You can't have it both ways no matter how hard you try.
It would appear Labour really ARE trying to prevent Corbyn from winning - http://www.bbc.co.uk/news/uk-politics-34060453 - talk about corruption. The identikit candidates clearly want to win at any cost.
I think the bolded section explains everything. You somehow can't seem to grasp there is a fairly large piece of ground between these two definitions. Either with, or against......
Us two repeating the same arguments must be as utterly boring for you as it is for everyone else. Let's end it.
No, I do, on one side is socialism and on the other capitalism.
A socialised capitalism is still capitalism.....saying it's different is like putting cherries on a dog turd and saying it's not a dog turd......
Which brings me to people like you that gladly jumped on Tony Blairs neo liberal bandwagon in 93 which consigned the Labour Party's socialist ideology to the wilderness. You are so committed to Blairism you still define yourself by it.
Now Corbyn has arisen from the wilderness and got mainstream oxygen because the failure of neo liberalism you now want to jump on his socialist bandwagon.........like some shithead JCL.
That's why you are worse than Tories, people like you supported the ideology that almost killed socialism in the Labour Party and reduced committed socialists like Benn and Corbyn to eccentric cranks.
I don't care if it's boring or repetitive socialists have waited over 20 years to have a party leader with the balls to stand up to capitalists and its supporters (people like you Toynbee, Cooprr et al).
pro/anti austerity is just new clothing for very old ideas of how much state funding and direction of the population is a good idea. the left like to spend lots, the right would rather not. by the next election i think we'll all be bored of "austerity" and be back to the old concepts and arguments.
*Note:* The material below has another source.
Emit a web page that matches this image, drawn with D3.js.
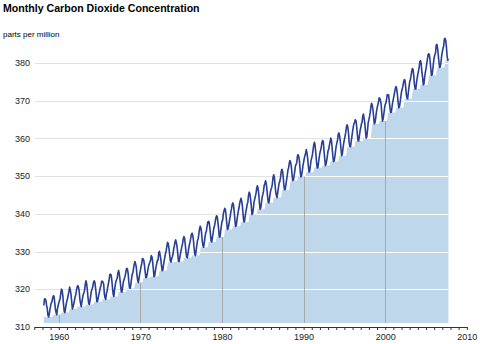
<!DOCTYPE html>
<html>
  <head>
    <meta charset="utf-8" />
    <title>CO2</title>
    <script src="https://cdn.jsdelivr.net/npm/d3@7"></script>
    <style>
      body { margin: 0; background: #fff; }
      text { font-family: "Liberation Sans", Arial, sans-serif; }
    </style>
  </head>
  <body>
    <div id="canvas"></div>
  </body>
  <script>
    // Mauna Loa monthly means (ppm), first value is March 1958
    const startYear = 1958;
    const startMonth = 2; // 0 = January
    const co2_1950s = [
      315.71, 317.45, 317.5, 317.1, 315.86, 314.93, 313.2, 312.66, 313.33, 314.67,
      315.62, 316.38, 316.71, 317.72, 318.29, 318.15, 316.54, 314.8, 313.84, 313.26, 314.8, 315.58,
    ];
    const co2_1960s = [
      316.43, 316.97, 317.58, 319.02, 320.03, 319.59, 318.18, 315.91, 314.16, 313.83, 315.0, 316.19,
      316.93, 317.7, 318.54, 319.48, 320.58, 319.77, 318.57, 316.79, 314.8, 315.38, 316.1, 317.01,
      317.94, 318.56, 319.68, 320.63, 321.01, 320.55, 319.58, 317.4, 316.26, 315.42, 316.69, 317.69,
      318.74, 319.08, 319.86, 321.39, 322.25, 321.47, 319.74, 317.77, 316.21, 315.99, 317.12, 318.31,
      319.57, 320.07, 320.73, 321.77, 322.25, 321.89, 320.44, 318.7, 316.7, 316.79, 317.79, 318.71,
      319.44, 320.44, 320.89, 322.13, 322.16, 321.87, 321.39, 318.81, 317.81, 317.3, 318.87, 319.42,
      320.62, 321.59, 322.39, 323.87, 324.01, 323.75, 322.39, 320.37, 318.64, 318.1, 319.79, 321.08,
      322.07, 322.5, 323.04, 324.42, 325.0, 324.09, 322.55, 320.92, 319.31, 319.31, 320.72, 321.96,
      322.57, 323.15, 323.89, 325.02, 325.57, 325.36, 324.14, 322.03, 320.41, 320.25, 321.31, 322.84,
      324.0, 324.42, 325.64, 326.66, 327.38, 326.7, 325.89, 323.67, 322.38, 321.78, 322.85, 324.11,
    ];
    const co2_1970s = [
      325.03, 325.99, 326.87, 328.13, 328.07, 327.66, 326.35, 324.69, 323.1, 323.16, 323.98, 325.13,
      326.17, 326.68, 327.18, 327.78, 328.92, 328.57, 327.34, 325.46, 323.36, 323.57, 324.8, 326.01,
      326.77, 327.63, 327.75, 329.72, 330.07, 329.09, 328.05, 326.32, 324.93, 325.06, 326.5, 327.55,
      328.54, 329.56, 330.3, 331.5, 332.48, 332.07, 330.87, 329.31, 327.51, 327.18, 328.16, 328.64,
      329.35, 330.71, 331.48, 332.65, 333.09, 332.25, 331.18, 329.4, 327.43, 327.37, 328.46, 329.57,
      330.4, 331.4, 332.04, 333.31, 333.96, 333.59, 331.91, 330.06, 328.56, 328.34, 329.49, 330.76,
      331.75, 332.56, 333.5, 334.58, 334.87, 334.34, 333.05, 330.94, 329.3, 328.94, 330.31, 331.68,
      332.93, 333.42, 334.7, 336.07, 336.74, 336.27, 334.93, 332.75, 331.58, 331.16, 332.4, 333.85,
      334.97, 335.39, 336.64, 337.76, 338.01, 337.89, 336.54, 334.68, 332.76, 332.54, 333.92, 334.95,
      336.23, 336.76, 337.96, 338.89, 339.47, 339.29, 337.73, 336.09, 333.91, 333.86, 335.29, 336.73,
    ];
    const co2_1980s = [
      338.01, 338.36, 340.08, 340.77, 341.46, 341.17, 339.56, 337.6, 335.88, 336.01, 337.1, 338.21,
      339.24, 340.48, 341.38, 342.51, 342.91, 342.25, 340.49, 338.43, 336.69, 336.85, 338.36, 339.61,
      340.75, 341.61, 342.7, 343.56, 344.13, 343.35, 342.06, 339.82, 337.97, 337.86, 339.26, 340.49,
      341.38, 342.52, 343.1, 344.94, 345.75, 345.32, 343.99, 342.39, 339.86, 339.99, 341.16, 342.99,
      343.82, 344.63, 345.37, 346.74, 347.44, 346.77, 345.41, 343.01, 341.23, 341.52, 342.86, 344.41,
      345.09, 345.89, 347.49, 348.0, 348.75, 348.19, 346.54, 344.63, 343.03, 342.92, 344.24, 345.62,
      346.43, 346.94, 347.88, 349.57, 350.35, 349.72, 347.78, 345.86, 344.84, 344.32, 345.67, 346.88,
      348.19, 348.55, 349.52, 351.12, 351.84, 351.49, 349.82, 347.63, 346.38, 346.49, 347.75, 349.03,
      350.2, 351.61, 352.22, 353.53, 354.14, 353.62, 352.53, 350.41, 348.84, 348.94, 350.04, 351.29,
      352.72, 353.1, 353.65, 355.43, 355.7, 355.11, 353.79, 351.42, 349.81, 350.11, 351.26, 352.63,
    ];
    const co2_1990s = [
      353.64, 354.72, 355.49, 356.09, 357.08, 356.11, 354.7, 352.68, 351.05, 351.36, 352.81, 354.22,
      354.85, 355.66, 357.04, 358.4, 359.0, 357.99, 356.0, 353.78, 352.2, 352.22, 353.7, 354.98,
      356.09, 356.85, 357.73, 358.91, 359.45, 359.19, 356.72, 354.79, 352.79, 353.2, 354.15, 355.39,
      356.77, 357.17, 358.26, 359.16, 360.07, 359.41, 357.44, 355.3, 353.87, 354.04, 355.27, 356.7,
      358.0, 358.81, 359.68, 361.13, 361.48, 360.6, 359.2, 357.23, 355.42, 355.89, 357.41, 358.74,
      359.73, 360.61, 361.58, 363.05, 363.62, 363.03, 361.55, 358.94, 357.93, 357.8, 359.22, 360.42,
      361.83, 362.95, 363.91, 364.28, 364.94, 364.7, 363.31, 361.15, 359.4, 359.34, 360.62, 361.96,
      362.81, 363.87, 364.25, 366.02, 366.46, 365.32, 364.07, 361.95, 360.06, 360.49, 362.19, 364.12,
      364.99, 365.82, 366.95, 368.42, 369.33, 368.78, 367.59, 365.84, 363.83, 364.18, 365.34, 366.93,
      367.94, 368.82, 369.46, 370.77, 370.66, 370.1, 369.08, 366.66, 364.6, 365.17, 366.51, 367.89,
    ];
    const co2_2000s = [
      369.04, 369.35, 370.38, 371.63, 371.32, 371.53, 369.75, 368.23, 366.87, 366.94, 368.27, 369.64,
      370.46, 371.44, 372.37, 373.33, 373.77, 373.09, 371.51, 369.55, 368.12, 368.38, 369.66, 371.11,
      372.36, 373.09, 373.81, 374.93, 375.58, 375.44, 373.86, 371.77, 370.73, 370.5, 372.18, 373.7,
      374.92, 375.62, 376.51, 377.75, 378.54, 378.21, 376.65, 374.28, 373.12, 373.1, 374.67, 375.97,
      377.03, 377.87, 378.88, 380.42, 380.62, 379.7, 377.43, 376.32, 374.19, 374.47, 376.15, 377.51,
      378.43, 379.7, 380.92, 382.18, 382.45, 382.14, 380.6, 378.64, 376.73, 376.84, 378.29, 380.06,
      381.4, 382.2, 382.66, 384.69, 384.94, 384.01, 382.14, 380.31, 378.81, 379.03, 380.17, 381.85,
      382.94, 383.86, 384.49, 386.37, 386.54, 385.98, 384.36, 381.85, 380.74, 381.15,
    ];
    const yTicks = [310, 320, 330, 340, 350, 360, 370, 380];
    const decadeTicks = [1960, 1970, 1980, 1990, 2000, 2010];

    const values = [].concat(co2_1950s, co2_1960s, co2_1970s, co2_1980s, co2_1990s, co2_2000s);
    const data = values.map((v, i) => ({
      date: startYear + (startMonth + i) / 12,
      ppm: v,
    }));
    // lower envelope: smallest value within +-6 months
    data.forEach((d, i) => {
      d.low = d3.min(data.slice(Math.max(0, i - 6), i + 7), (e) => e.ppm);
    });

    canvas.append(chart(data));

    function chart(data) {
      const width = 480;
      const height = 344;

      const svg = d3
        .create("svg")
        .attr("width", width)
        .attr("height", height)
        .attr("viewBox", [0, 0, width, height]);

      const x = d3.scaleLinear().domain([1957, 2010]).range([34.3, 466.8]);
      const y = d3.scaleLinear().domain([310, 380]).range([327, 63]);
      const base = y(310) - 4;
      const x0 = x(data[0].date);
      const x1 = x(data[data.length - 1].date);

      svg
        .append("text")
        .attr("x", 3)
        .attr("y", 12)
        .attr("font-size", 10.6)
        .attr("font-weight", "bold")
        .text("Monthly Carbon Dioxide Concentration");

      svg
        .append("text")
        .attr("x", 3)
        .attr("y", 37)
        .attr("font-size", 8)
        .text("parts per million");

      // grey gridlines behind the area
      svg
        .append("g")
        .attr("stroke", "#e2e2e2")
        .selectAll()
        .data(yTicks.slice(1))
        .join("line")
        .attr("x1", 35)
        .attr("x2", x1)
        .attr("y1", (d) => Math.round(y(d)) + 0.5)
        .attr("y2", (d) => Math.round(y(d)) + 0.5);

      svg
        .append("g")
        .attr("font-size", 9)
        .attr("fill", "#222")
        .attr("text-anchor", "end")
        .selectAll()
        .data(yTicks)
        .join("text")
        .attr("x", 30)
        .attr("y", (d) => y(d))
        .attr("dy", "0.35em")
        .text((d) => d);

      const area = d3
        .area()
        .x((d) => x(d.date))
        .y0(base)
        .y1((d) => y(d.low));

      svg
        .append("clipPath")
        .attr("id", "clip")
        .append("path")
        .attr("d", area(data));

      svg.append("path").attr("d", area(data)).attr("fill", "#bed7eb");

      const inner = svg.append("g").attr("clip-path", "url(#clip)");
      inner
        .append("g")
        .attr("stroke", "#fff")
        .selectAll()
        .data(yTicks.slice(1))
        .join("line")
        .attr("x1", x0)
        .attr("x2", x1)
        .attr("y1", (d) => Math.round(y(d)) + 0.5)
        .attr("y2", (d) => Math.round(y(d)) + 0.5);
      inner
        .append("g")
        .attr("stroke", "#a8a8a8")
        .selectAll()
        .data(decadeTicks.filter((d) => x(d) < x1))
        .join("line")
        .attr("x1", (d) => Math.round(x(d)) + 0.5)
        .attr("x2", (d) => Math.round(x(d)) + 0.5)
        .attr("y1", 0)
        .attr("y2", base);

      const line = d3
        .line()
        .x((d) => x(d.date))
        .y((d) => y(d.ppm));

      svg
        .append("path")
        .attr("d", line(data))
        .attr("fill", "none")
        .attr("stroke", "#273f94")
        .attr("stroke-width", 1.6)
        .attr("stroke-linejoin", "round");

      const axis = d3
        .axisBottom(x)
        .tickValues(d3.range(1957, 2011))
        .tickFormat((d) => (d % 10 === 0 ? d : ""))
        .tickSize(3)
        .tickSizeOuter(0)
        .tickPadding(4);

      const gx = svg
        .append("g")
        .attr("transform", `translate(0,${y(310)})`)
        .call(axis);
      gx.attr("font-family", null).attr("font-size", 9);
      gx.selectAll("line, path").attr("stroke", "#333");
      gx.selectAll("text").attr("fill", "#222");

      return svg.node();
    }
  </script>
</html>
This.It would appear Labour really ARE trying to prevent Corbyn from winning - http://www.bbc.co.uk/news/uk-politics-34060453 - talk about corruption. The identikit candidates clearly want to win at any cost.
This is a simplistic and plain wrong statement. It is true that the left believe in spending the public's money as a means to achieve their political objectives. However so do the right. In July of 2011 the national debt was £940 billion or 68% of GDP. By the end of 2013 it was £1,254 billion or 75.7% of GDP. By the first quarter of 2015 it was £1,560 billion or 81.6% of GDP. All of these years are under a pro austerity tory led right wing government. Quite simply the Tories increased the amount of money we owed by £600 billion.
you are correct in this, and it doesnt contradict anything i said. those spending plans are what were inherited and without a root and branch retrenchment of the spending Labour brought in, we wont see the deficit go down very quickly. there hasnt been any real austerity, the rate of increase has been constrained to allow the economy to recover and catch up, over taking slowly. all that debt has gone into the great re-distribution of wealth that you support, defered on the never, never.
where you are quite wrong is the notion that there is any politcally directed transfer of wealth from the poor to the rich. the taxes levied on the richer and more wealthy are greatly more than those on the poor. the rich dont get hand outs - fyi a tax cut is not a payment to anyone, it is less money from the person to the government. the vast amounts of tax collected are redistributed for all, most non-means tested, to everyones benefit.